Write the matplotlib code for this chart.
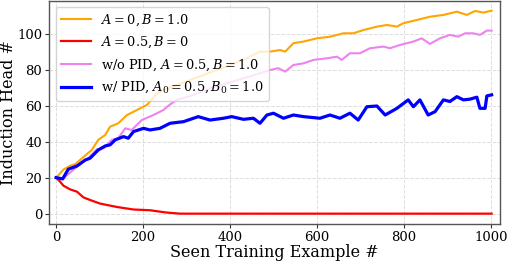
import matplotlib
matplotlib.use("Agg")
import matplotlib.pyplot as plt

plt.rcParams['font.family'] = 'DejaVu Serif'
plt.rcParams['mathtext.fontset'] = 'dejavuserif'

# values
x_orange = [0, 17, 31, 44, 63, 82, 97, 113, 124, 143, 163, 186, 209, 232, 258,
            300, 350, 400, 440, 469, 492, 515, 527, 546, 569, 600, 630, 661, 684,
            707, 738, 761, 784, 799, 830, 860, 891, 922, 945, 964, 983, 1002]
y_orange = [20, 24.5, 26.5, 27.5, 31.5, 35.4, 41, 43.7, 48.3, 50.2, 54.8, 57.6,
            60.4, 66.9, 69.7, 73.5, 78, 82.5, 86.5, 90, 90, 90.9, 90, 94.7, 95.6,
            97.4, 98.3, 100.2, 100.2, 102, 103.9, 104.8, 103.9, 105.8, 107.6,
            109.4, 110.4, 112.2, 110.4, 112.6, 111.7, 112.8]

x_red = [0, 9, 17, 32, 48, 63, 78, 101, 140, 178, 216, 239, 255, 285, 1002]
y_red = [20, 17.8, 15.5, 13.5, 12.2, 9, 7.6, 5.6, 3.7, 2.3, 1.9, 1.1, 0.6, 0, 0]

x_violet = [0, 15, 48, 74, 94, 109, 128, 143, 159, 174, 197, 224, 247, 261, 278,
            316, 354, 393, 431, 469, 492, 511, 527, 546, 569, 592, 623, 646, 657,
            676, 699, 722, 753, 768, 791, 822, 841, 860, 883, 906, 925, 941, 960,
            975, 991, 1002]
y_violet = [20, 19.3, 26.1, 30.8, 35.8, 36.3, 41, 41.9, 47.4, 46.5, 52, 54.8, 57.6,
            60.5, 63.2, 65.9, 69.7, 72.4, 75.2, 78, 79.8, 80.8, 78.9, 82.6, 83.5,
            85.4, 86.3, 87.2, 85.4, 89.1, 89.1, 91.9, 92.8, 91.9, 93.7, 95.6, 97.4,
            94.3, 97.4, 99.3, 98.3, 100.2, 100.2, 99.3, 101.7, 101.7]

x_blue = [0, 15, 28, 48, 67, 78, 97, 113, 124, 136, 155, 166, 178, 201, 216, 239,
          262, 293, 327, 354, 385, 404, 431, 454, 469, 485, 500, 523, 546, 569,
          607, 630, 653, 676, 695, 715, 738, 757, 784, 810, 822, 837, 856, 872,
          891, 906, 922, 937, 952, 968, 975, 987, 991, 1002]
y_blue = [20, 19.3, 24.7, 26.5, 29.8, 30.8, 35.4, 37.6, 38.2, 41, 42.8, 41.9, 45.6,
          47.4, 46.5, 47.4, 50.2, 51.1, 53.9, 52, 53, 53.9, 52.4, 53, 50.2, 54.8,
          55.8, 53, 54.8, 53.9, 53, 54.8, 53, 55.8, 52, 59.4, 59.8, 54.8, 58.5,
          63.2, 59.4, 63.2, 54.8, 56.7, 63.2, 62.3, 65, 63.2, 63.6, 64.7, 58.5,
          58.5, 65.4, 66]

labels = [r"$A=0, B=1.0$", r"$A=0.5, B=0$",
          r"w/o PID, $A=0.5, B=1.0$", r"w/ PID, $A_0=0.5, B_0=1.0$"]

fig = plt.figure(figsize=(5.07, 2.62), dpi=100)
ax = fig.add_axes([0.097, 0.144, 0.889, 0.854])

ax.plot(x_orange, y_orange, color='orange', lw=1.5, label=labels[0])
ax.plot(x_red, y_red, color='red', lw=1.6, label=labels[1])
ax.plot(x_violet, y_violet, color='violet', lw=1.5, label=labels[2])
ax.plot(x_blue, y_blue, color='blue', lw=2.3, label=labels[3])

ax.set_xlim(-16, 1021)
ax.set_ylim(-5.9, 118.4)
ax.set_xticks([0, 200, 400, 600, 800, 1000])
ax.set_yticks([0, 20, 40, 60, 80, 100])
ax.tick_params(labelsize=9.5, length=3, pad=2, color='#333333')
ax.grid(True, linestyle='--', color='#dddddd', linewidth=0.7)
for s in ax.spines.values():
    s.set_color('#555555')
    s.set_linewidth(1.0)

ax.set_xlabel("Seen Training Example #", fontsize=11.5, labelpad=0)
ax.set_ylabel("Induction Head #", fontsize=11.5, labelpad=0)
ax.legend(loc='upper left', fontsize=9.3, handlelength=2.3, labelspacing=0.55,
          framealpha=0.8, edgecolor='#cccccc')

fig.savefig("out.png", dpi=100)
--------
◆ GIVEN REQUEST ◆
Every line from the start of the listing above through the line with "plt.rcParams['mathtext.fontset'] = 'dejavuserif'" should be repeated exactly; skip the pictures and add nothing else.

◆ RESULT OF THE EXERCISE ◆
Write the matplotlib code for this chart.
import matplotlib
matplotlib.use("Agg")
import matplotlib.pyplot as plt

plt.rcParams['font.family'] = 'DejaVu Serif'
plt.rcParams['mathtext.fontset'] = 'dejavuserif'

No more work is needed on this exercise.